What is asked
Copy exactly the lines from the beginning of the data down to and including the line holding "(0,0) rectangle (1419,908);", without any pictures.
═════ Source material
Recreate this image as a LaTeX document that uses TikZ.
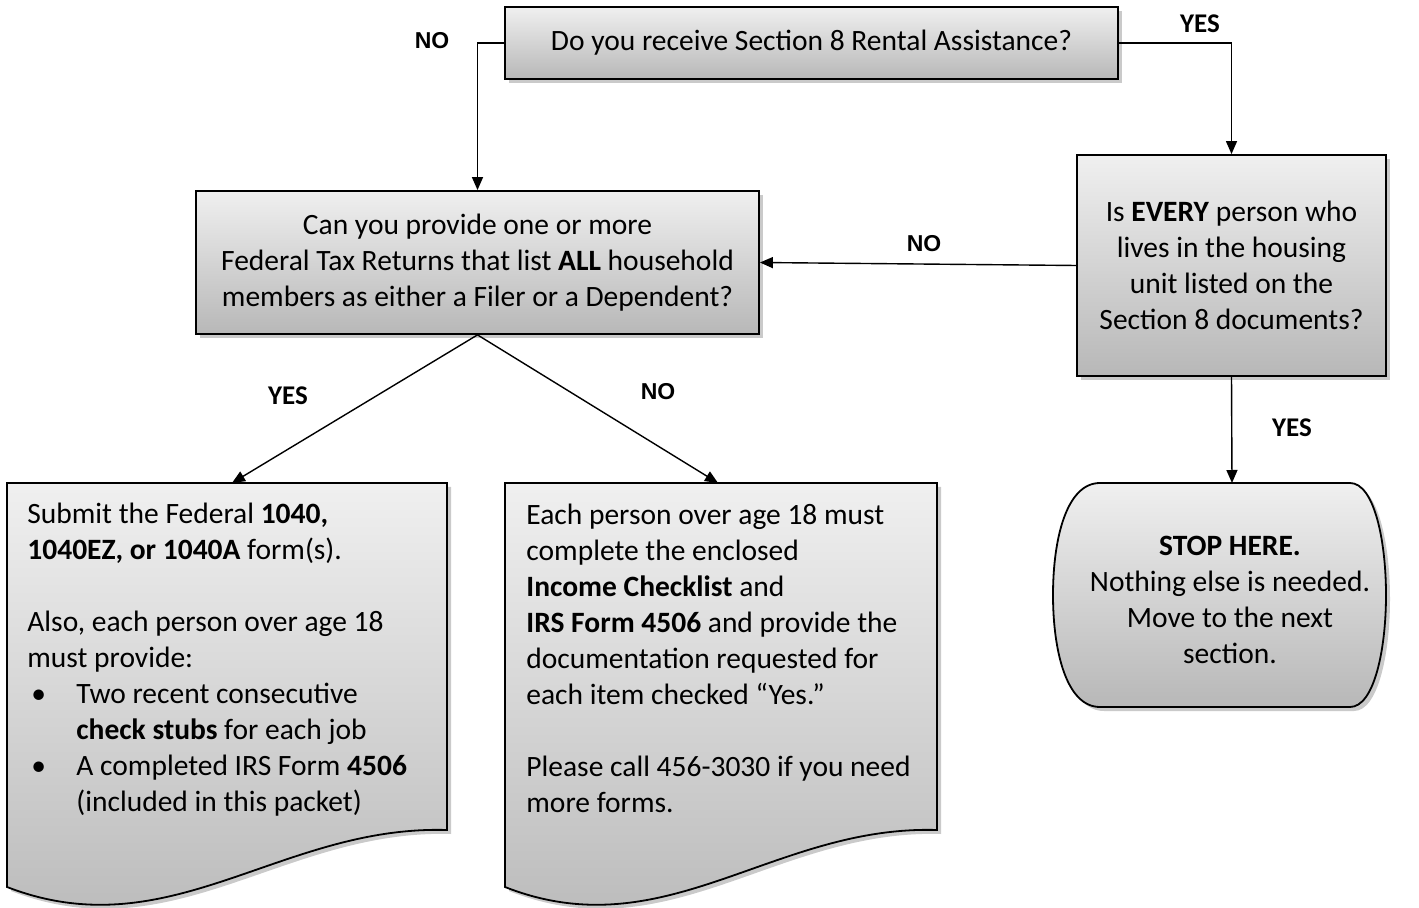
\documentclass[tikz,border=0pt]{standalone}
\usepackage{fontspec}
\setmainfont{Carlito}
\newfontfamily\arialfont{Liberation Sans}
\usetikzlibrary{arrows.meta,shadows}

\begin{document}
\begin{tikzpicture}[x=0.5pt,y=-0.5pt,
	font=\fontsize{14.75}{18}\selectfont,
	boxfill/.style={top color=black!6,bottom color=black!28},
	shade box/.style={draw=black,line width=0.9pt,boxfill,
		drop shadow={shadow xshift=2pt,shadow yshift=-2pt,opacity=0.35,fill=black!60},
		align=center,inner sep=0pt},
	flow/.style={draw=black,line width=0.7pt,-{Triangle[length=6.5pt,width=5.5pt]}},
	yeslabel/.style={font=\fontsize{13.5}{16}\selectfont\bfseries},
	nolabel/.style={font=\arialfont\fontsize{11.5}{14}\selectfont\bfseries},
	doctext/.style={anchor=north west,align=left,inner sep=0pt}
	]
	\useasboundingbox (0,0) rectangle (1419,908);
	
	% question boxes
	\node[shade box,minimum width=306.5pt,minimum height=36pt] (rental) at (811.5,43)
		{Do you receive Section 8 Rental Assistance?};
	\node[shade box,minimum width=281.5pt,minimum height=71.5pt] (taxret) at (477.5,262.5)
		{Can you provide one or more\\
		 Federal Tax Returns that list \textbf{ALL} household\\
		 members as either a Filer or a Dependent?};
	\node[shade box,minimum width=154.5pt,minimum height=110.5pt] (every) at (1231.5,265.5)
		{Is \textbf{EVERY} person who\\
		 lives in the housing\\
		 unit listed on the\\
		 Section 8 documents?};
	
	% stop shape
	\path[draw=black,line width=0.9pt,boxfill,
		drop shadow={shadow xshift=2pt,shadow yshift=-2pt,opacity=0.35,fill=black!60}]
		(1100,483) -- (1350,483)
		.. controls (1374,483) and (1386,540) .. (1386,595)
		.. controls (1386,650) and (1374,707) .. (1350,707)
		-- (1100,707)
		.. controls (1066,707) and (1053,650) .. (1053,595)
		.. controls (1053,540) and (1066,483) .. (1100,483) -- cycle;
	\coordinate (stoptop) at (1232,483);
	\node[align=center,inner sep=0pt] (stop) at (1230,600)
		{\textbf{STOP HERE.}\\
		 Nothing else is needed.\\
		 Move to the next\\
		 section.};
	
	% document shapes
	\path[draw=black,line width=0.9pt,boxfill,
		drop shadow={shadow xshift=2pt,shadow yshift=-2pt,opacity=0.35,fill=black!60}]
		(7,483) -- (447,483) -- (447,830)
		.. controls (280,825) and (170,950) .. (7,887) -- cycle;
	\coordinate (yestop) at (232,483);
	\node[doctext] (yesdoc) at (27,503)
		{Submit the Federal \textbf{1040,}\\
		 \textbf{1040EZ, or 1040A} form(s).\\[18pt]
		 Also, each person over age 18\\
		 must provide:\\
		 \makebox[24.5pt][l]{\hspace*{2pt}\textbullet}Two recent consecutive\\
		 \hspace*{24.5pt}\textbf{check stubs} for each job\\
		 \makebox[24.5pt][l]{\hspace*{2pt}\textbullet}A completed IRS Form \textbf{4506}\\
		 \hspace*{24.5pt}(included in this packet)};
	
	\path[draw=black,line width=0.9pt,boxfill,
		drop shadow={shadow xshift=2pt,shadow yshift=-2pt,opacity=0.35,fill=black!60}]
		(505,483) -- (937,483) -- (937,830)
		.. controls (773,825) and (665,950) .. (505,887) -- cycle;
	\coordinate (notop) at (718,483);
	\node[doctext] (nodoc) at (526,504)
		{Each person over age 18 must\\
		 complete the enclosed\\
		 \textbf{Income Checklist} and\\
		 \textbf{IRS Form 4506} and provide the\\
		 documentation requested for\\
		 each item checked “Yes.”\\[18pt]
		 Please call 456-3030 if you need\\
		 more forms.};
	
	% connectors
	\draw[flow] (rental.west) -| (taxret.north);
	\draw[flow] (rental.east) -| (every.north);
	\draw[flow] (every.west) -- (taxret.east);
	\draw[flow] (every.south) -- (stoptop);
	\draw[flow] (taxret.south) -- (yestop);
	\draw[flow] (taxret.south) -- (notop);
	
	% labels
	\node[nolabel] (no1) at (432,41) {NO};
	\node[yeslabel] (yes1) at (1200,24) {YES};
	\node[nolabel] (no2) at (924,244) {NO};
	\node[yeslabel] (yes2) at (1292,428) {YES};
	\node[yeslabel] (yes3) at (288,396) {YES};
	\node[nolabel] (no3) at (658,392) {NO};
\end{tikzpicture}
\end{document}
══════════
Solved exercise
Recreate this image as a LaTeX document that uses TikZ.
\documentclass[tikz,border=0pt]{standalone}
\usepackage{fontspec}
\setmainfont{Carlito}
\newfontfamily\arialfont{Liberation Sans}
\usetikzlibrary{arrows.meta,shadows}

\begin{document}
\begin{tikzpicture}[x=0.5pt,y=-0.5pt,
	font=\fontsize{14.75}{18}\selectfont,
	boxfill/.style={top color=black!6,bottom color=black!28},
	shade box/.style={draw=black,line width=0.9pt,boxfill,
		drop shadow={shadow xshift=2pt,shadow yshift=-2pt,opacity=0.35,fill=black!60},
		align=center,inner sep=0pt},
	flow/.style={draw=black,line width=0.7pt,-{Triangle[length=6.5pt,width=5.5pt]}},
	yeslabel/.style={font=\fontsize{13.5}{16}\selectfont\bfseries},
	nolabel/.style={font=\arialfont\fontsize{11.5}{14}\selectfont\bfseries},
	doctext/.style={anchor=north west,align=left,inner sep=0pt}
	]
	\useasboundingbox (0,0) rectangle (1419,908);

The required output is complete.